Taxes on income stemming from the sale of cryptocurrencies vary, depending on whether they are local or foreign. Since October 2019, exchanges have had to report the transactions by their affiliates.

The incorporation of cryptocurrency taxation in the Income Tax Law through the Tax Reform Act in late 2017 has been in force since 2018. However, this issue still raises endless doubts that the Argentine legislation has not yet answered.

The Law speaks of digital currencies but does not define what users should understand by that concept in legal terms.

Firstly, users should assume that cryptocurrencies such as Bitcoin and Ethereum, among other cryptocurrencies, fall under the concept of digital currency of the Law. Below there is an explanation of the process to settle/calculate this tax in the case of people.

It is important to clarify that in late 2019 the Income Tax underwent some changes. For instance, the income resulting from the sale of government bonds and other securities listed on the local stock exchange were excluded. However, these changes did not affect digital currencies, which are still taxed.

The settlement of income tax derived from the sale of cryptocurrencies will vary depending on whether the source of the income is Argentine or foreign. According to the Law, cryptocurrencies from Argentina will be those whose issuer is located in the country. Otherwise, these will be from a foreign source.

Regarding digital currencies such as Bitcoin, it is different, since they do not have a centralized issuer but miners distributed worldwide. In this case, it is necessary to clarify when this type of asset is from Argentina.

Currently, there is no legal responsibility to this fundamental aspect of the tax, so this matter is still vague. If the source could be determined, users would have two possibilities.

In the case of Argentine-source income, the tax rate will be 15% when digital currencies are sold in pesos with an adjustment clause or in foreign currency, and 5% when in pesos.

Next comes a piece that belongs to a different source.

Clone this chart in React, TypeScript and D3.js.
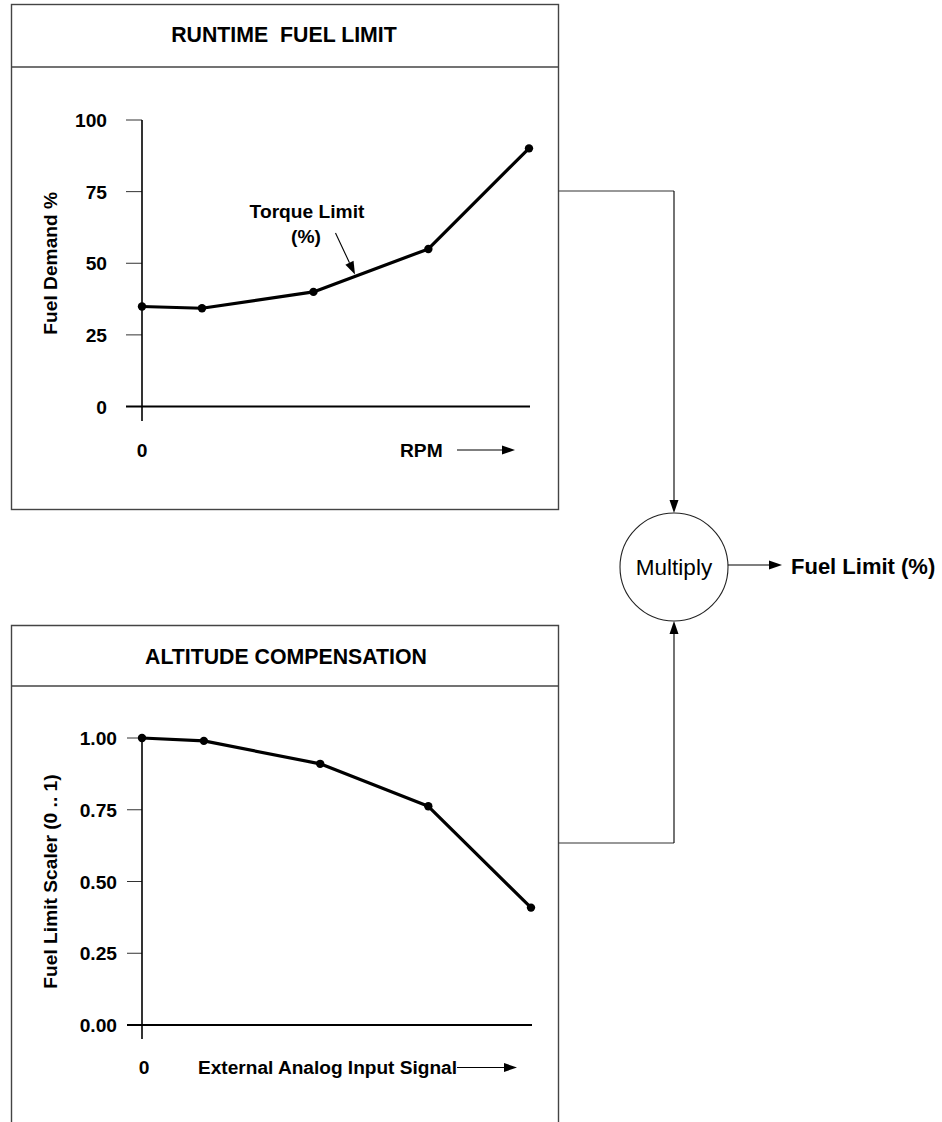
import React from "react";
import * as d3 from "d3";

// ---- Data ----
const rpmPositions = [0, 15.5, 44.3, 74, 100];
const fuelDemand = [34.9, 34.3, 40, 55, 90.1];
const fuelTicks = [0, 25, 50, 75, 100];

const signalPositions = [0, 15.9, 45.8, 73.6, 100];
const scalerValues = [1.0, 0.99, 0.91, 0.762, 0.409];
const scalerTicks = [0, 0.25, 0.5, 0.75, 1.0];

const FONT = "'Liberation Sans', Arial, Helvetica, sans-serif";

function Arrow({ x1, y1, x2, y2, head = 12, half = 4.5, stroke = "#000", sw = 1 }: any) {
  const ang = Math.atan2(y2 - y1, x2 - x1);
  const bx = x2 - head * Math.cos(ang);
  const by = y2 - head * Math.sin(ang);
  const px = -Math.sin(ang) * half;
  const py = Math.cos(ang) * half;
  return (
    <g>
      <line x1={x1} y1={y1} x2={bx} y2={by} stroke={stroke} strokeWidth={sw} />
      <path d={`M${x2},${y2}L${bx + px},${by + py}L${bx - px},${by - py}Z`} fill={stroke} />
    </g>
  );
}

export default function App() {
  const xTop = d3.scaleLinear().domain([0, 100]).range([142, 529]);
  const yTop = d3.scaleLinear().domain([0, 100]).range([406.5, 120]);
  const xBot = d3.scaleLinear().domain([0, 100]).range([142, 531]);
  const yBot = d3.scaleLinear().domain([0, 1]).range([1025, 738]);

  const topLine = d3
    .line<number>()
    .x((_, i) => xTop(rpmPositions[i]))
    .y((d) => yTop(d))(fuelDemand) as string;
  const botLine = d3
    .line<number>()
    .x((_, i) => xBot(signalPositions[i]))
    .y((d) => yBot(d))(scalerValues) as string;

  const boxStroke = "#444";
  const cx = 674,
    cy = 567,
    r = 54;
  const fs = 19.2;

  return (
    <svg
      width={942}
      height={1122}
      style={{ position: "absolute", left: 0, top: 0, background: "#fff" }}
      fontFamily={FONT}
    >
      {/* ===== Top box ===== */}
      <rect x={11.5} y={4.5} width={547} height={505} fill="none" stroke={boxStroke} strokeWidth={1.4} />
      <line x1={11.5} x2={558.5} y1={67} y2={67} stroke={boxStroke} strokeWidth={1.4} />
      <text x={284} y={41.5} textAnchor="middle" fontWeight="bold" fontSize={21.3}>
        {"RUNTIME\u00A0 FUEL LIMIT"}
      </text>

      {fuelTicks.map((t) => (
        <g key={"ft" + t}>
          <line x1={126} x2={142} y1={yTop(t)} y2={yTop(t)} stroke="#333" strokeWidth={1} />
          <text x={107} y={yTop(t) + 7} textAnchor="end" fontWeight="bold" fontSize={fs}>
            {t}
          </text>
        </g>
      ))}
      <line x1={142} x2={142} y1={yTop(100)} y2={421} stroke="#000" strokeWidth={1.6} />
      <line x1={126} x2={530} y1={yTop(0)} y2={yTop(0)} stroke="#000" strokeWidth={2} />
      <text
        transform={`translate(57,${yTop(50)}) rotate(-90)`}
        textAnchor="middle"
        fontWeight="bold"
        fontSize={fs}
      >
        Fuel Demand %
      </text>
      <text x={142} y={456.5} textAnchor="middle" fontWeight="bold" fontSize={fs}>
        0
      </text>
      <text x={400} y={456.5} fontWeight="bold" fontSize={fs}>
        RPM
      </text>
      <Arrow x1={457} y1={450} x2={515} y2={450} head={13} half={4.5} sw={1.2} />

      <path d={topLine} fill="none" stroke="#000" strokeWidth={3.2} strokeLinejoin="round" />
      {fuelDemand.map((v, i) => (
        <circle key={"tp" + i} cx={xTop(rpmPositions[i])} cy={yTop(v)} r={4.2} fill="#000" />
      ))}

      <text x={307} y={217.5} textAnchor="middle" fontWeight="bold" fontSize={fs}>
        Torque Limit
      </text>
      <text x={306} y={242.5} textAnchor="middle" fontWeight="bold" fontSize={fs}>
        (%)
      </text>
      <Arrow x1={335.5} y1={233} x2={355} y2={274.5} head={13} half={4.5} sw={1.1} />

      {/* ===== Bottom box ===== */}
      <path
        d="M11.5,1130 L11.5,625.5 L558.5,625.5 L558.5,1130"
        fill="none"
        stroke={boxStroke}
        strokeWidth={1.4}
      />
      <line x1={11.5} x2={558.5} y1={686} y2={686} stroke={boxStroke} strokeWidth={1.4} />
      <text x={286} y={663.5} textAnchor="middle" fontWeight="bold" fontSize={21.3}>
        ALTITUDE COMPENSATION
      </text>

      {scalerTicks.map((t) => (
        <g key={"st" + t}>
          <line x1={127} x2={142} y1={yBot(t)} y2={yBot(t)} stroke="#333" strokeWidth={1} />
          <text x={117} y={yBot(t) + 7} textAnchor="end" fontWeight="bold" fontSize={fs}>
            {t.toFixed(2)}
          </text>
        </g>
      ))}
      <line x1={142} x2={142} y1={yBot(1)} y2={1039} stroke="#000" strokeWidth={1.6} />
      <line x1={127} x2={532} y1={yBot(0)} y2={yBot(0)} stroke="#000" strokeWidth={2} />
      <text
        transform={`translate(57,${yBot(0.5)}) rotate(-90)`}
        textAnchor="middle"
        fontWeight="bold"
        fontSize={fs}
      >
        Fuel Limit Scaler (0 .. 1)
      </text>
      <text x={144} y={1074} textAnchor="middle" fontWeight="bold" fontSize={fs}>
        0
      </text>
      <text x={198} y={1074} fontWeight="bold" fontSize={fs} textLength={259} lengthAdjust="spacingAndGlyphs">
        External Analog Input Signal
      </text>
      <Arrow x1={457} y1={1067.5} x2={517} y2={1067.5} head={13} half={4.5} sw={1.2} />

      <path d={botLine} fill="none" stroke="#000" strokeWidth={3.2} strokeLinejoin="round" />
      {scalerValues.map((v, i) => (
        <circle key={"bp" + i} cx={xBot(signalPositions[i])} cy={yBot(v)} r={4.2} fill="#000" />
      ))}

      {/* ===== Connectors & multiply ===== */}
      <path d={`M558.5,191 L${cx},191`} fill="none" stroke="#333" strokeWidth={1.1} />
      <Arrow x1={cx} y1={191} x2={cx} y2={cy - r} head={13} half={4.5} stroke="#000" sw={1.1} />
      <path d={`M558.5,843 L${cx},843`} fill="none" stroke="#333" strokeWidth={1.1} />
      <Arrow x1={cx} y1={843} x2={cx} y2={cy + r} head={13} half={4.5} stroke="#000" sw={1.1} />

      <circle cx={cx} cy={cy} r={r} fill="#fff" stroke="#222" strokeWidth={1.1} />
      <text x={cx} y={cy + 8} textAnchor="middle" fontSize={22.5}>
        Multiply
      </text>
      <Arrow x1={cx + r} y1={565} x2={782} y2={565} head={13} half={4.5} sw={1.1} />
      <text x={791} y={573.5} fontWeight="bold" fontSize={22}>
        Fuel Limit (%)
      </text>
    </svg>
  );
}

The regulation of the Law clarified the latter in late December 2019.

The inconvenience arises when digital currencies are not issued in US dollars or another vcurrency but value ​​in them. This lack of legal clarity makes it difficult for users to settle the tax correctly.

In these cases of Argentine-source income, the tax is calculated independently from traditional income tax, and so it is also known as a scheduled contribution. For example, a person with income from their independent professional activity will pay the tax for that concept in the usual way and, in parallel, will do so for the income generated through their cryptocurrencies. However, the two settlements will be within the same Income Tax, not as two different taxes.

In the case of Foreign-Source Income, the rate will always be 15% but the tax will be calculated differently since it will not be settled the same as in the Argentine-source case. This calculation will be made within the general regime, so the user will have the right to other deductions, but it will be possible to compute them.